Intentional Trance Formation

Whatever trance you are experiencing at a given moment is at least partially determined by what you are attending to.  So any change in the focus of attention is likely to elicit trance formation.  The change may occur as a result of the appearance of a highly salient stimulus, or because you intentionally directed your attention to a particular stimulus, for example getting in the mood for sex by intentionally focusing on sexually arousing thoughts and images.

Merely thinking about the incentive or, perversely, trying not to think about it, increases your urge to use it.  The incentive has many associations and there are many salient trance forming thoughts and images that can elicit a high-risk state.  To exercise your will, shift your attention from what is most salient to what is meaningful. This purposeful shift is certainly a Doing Mode reaction, but it occurs covertly.

Hypnosis and other covert doing strategies involve the purposeful shifting of attention from salient stimuli that elicit pathogenic states to thoughts or images that elicit resourceful states.
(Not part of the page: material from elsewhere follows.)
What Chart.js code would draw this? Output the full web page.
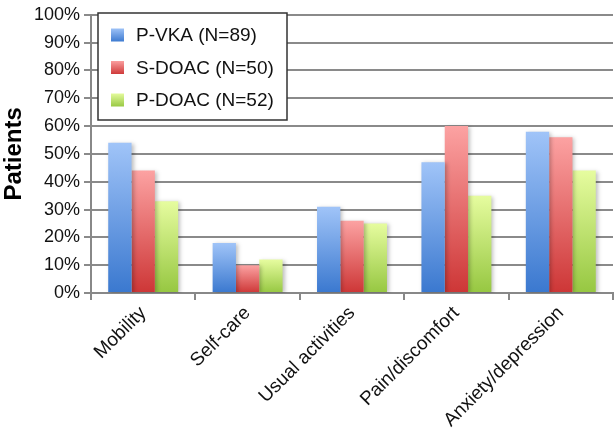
<!DOCTYPE html>
<html>
<head>
<meta charset="utf-8">
<script src="https://cdn.jsdelivr.net/npm/chart.js@4"></script>
<style>
  html, body { margin: 0; padding: 0; background: #fff; }
  #wrap { width: 615px; height: 430px; }
</style>
</head>
<body>
<div id="wrap"><canvas id="chart" width="615" height="430"></canvas></div>
<script>
// --- DATOS ---
const categories = ['Mobility', 'Self-care', 'Usual activities', 'Pain/discomfort', 'Anxiety/depression'];
const seriesNames = ['P-VKA (N=89)', 'S-DOAC (N=50)', 'P-DOAC (N=52)'];
const pVka = [54, 18, 31, 47, 58];
const sDoac = [44, 10, 26, 60, 56];
const pDoac = [33, 12, 25, 35, 44];
const yTicks = [0, 10, 20, 30, 40, 50, 60, 70, 80, 90, 100];

// colores: [arriba, abajo] del degradado de cada serie
const palette = [
    ['#a0c4f8', '#3a78cf'],
    ['#fca2a2', '#cd3636'],
    ['#e6fc9f', '#96c741']
];

// degradado por barra: claro arriba, oscuro abajo
function gradientFor(idx) {
    return (ctx) => {
        const chart = ctx.chart;
        const area = chart.chartArea;
        const y = chart.scales.y;
        if (!area || !y || ctx.raw === undefined) return palette[idx][1];
        const top = y.getPixelForValue(ctx.raw);
        const g = chart.ctx.createLinearGradient(0, top, 0, area.bottom);
        g.addColorStop(0, palette[idx][0]);
        g.addColorStop(1, palette[idx][1]);
        return g;
    };
}

const FONT = "'Liberation Sans', Arial, sans-serif";

// Leyenda dibujada dentro del área del gráfico
const boxLegend = {
    id: 'boxLegend',
    afterDraw(chart) {
        const ctx = chart.ctx;
        const x = 98, y = 13, w = 189, h = 107;
        ctx.save();
        ctx.fillStyle = '#fff';
        ctx.fillRect(x, y, w, h);
        ctx.strokeStyle = '#333';
        ctx.lineWidth = 1.5;
        ctx.strokeRect(x, y, w, h);
        ctx.font = `19px ${FONT}`;
        ctx.textBaseline = 'middle';
        chart.data.datasets.forEach((ds, i) => {
            const cy = 35 + i * 32.5;
            const g = ctx.createLinearGradient(0, cy - 7, 0, cy + 7);
            g.addColorStop(0, palette[i][0]);
            g.addColorStop(1, palette[i][1]);
            ctx.fillStyle = g;
            ctx.fillRect(111, cy - 6.5, 13, 13);
            ctx.fillStyle = '#111';
            ctx.fillText(ds.label, 136, cy + 1);
        });
        ctx.restore();
    }
};

// sombra ligera en las barras
const barShadow = {
    id: 'barShadow',
    beforeDatasetsDraw(chart) {
        const ctx = chart.ctx;
        ctx.save();
        ctx.shadowColor = 'rgba(0,0,0,0.25)';
        ctx.shadowBlur = 4;
        ctx.shadowOffsetX = 2;
        ctx.shadowOffsetY = 1;
    },
    afterDatasetsDraw(chart) {
        chart.ctx.restore();
    }
};

const datasets = [pVka, sDoac, pDoac].map((vals, i) => ({
    label: seriesNames[i],
    data: vals,
    backgroundColor: gradientFor(i),
    borderWidth: 0,
    barPercentage: 1.0,
    categoryPercentage: 0.67
}));

new Chart(document.getElementById('chart'), {
    type: 'bar',
    data: { labels: categories, datasets },
    options: {
        responsive: false,
        animation: false,
        layout: { padding: { top: 0, right: 2, left: 0, bottom: 0 } },
        plugins: {
            legend: { display: false },
            tooltip: { enabled: false }
        },
        scales: {
            x: {
                grid: { drawOnChartArea: false, drawTicks: true, tickLength: 7, color: '#888', lineWidth: 2 },
                border: { color: '#888', width: 2 },
                ticks: {
                    color: '#111',
                    font: { family: FONT, size: 19 },
                    minRotation: 45, maxRotation: 45,
                    padding: 2
                },
                afterFit(scale) { scale.height = 137; }
            },
            y: {
                min: 0, max: 100,
                afterBuildTicks(scale) { scale.ticks = yTicks.map(v => ({ value: v })); },
                grid: { color: '#8a8a8a', lineWidth: 2, tickLength: 7 },
                border: { color: '#888', width: 2 },
                ticks: {
                    color: '#111',
                    font: { family: FONT, size: 18 },
                    padding: 4,
                    callback: v => v + '%'
                },
                title: {
                    display: true,
                    text: 'Patients',
                    color: '#000',
                    font: { family: FONT, size: 24, weight: 'bold' },
                    padding: { top: 0, bottom: 0 }
                },
                afterFit(scale) { scale.width = 91; }
            }
        }
    },
    plugins: [barShadow, boxLegend]
});
</script>
</body>
</html>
Thought Experiment: Will's Question

Research this Implementation Intention: "When I find myself in a high-risk state [such as thinking of the incentive, or experiencing a negative emotional state], I will focus on Will’s Question: 'What is the best use of my attention right now?'"   

Your answer becomes the target for your attention.  Since it will probably be less salient than other stimuli that will compete for your attention, you will have to continue to exercise the faculties involved in redirecting your attention back to the intended target, until you achieve Intentional Trance Formation.

Each exposure to a high-risk situation is an opportunity to use this exercise to strengthen the faculties required to act as intended despite the influence of local stressors and temptations.  Nature will be good to you and will give you many opportunities to enhance your ability to act in accord with your interests during high-risk situations.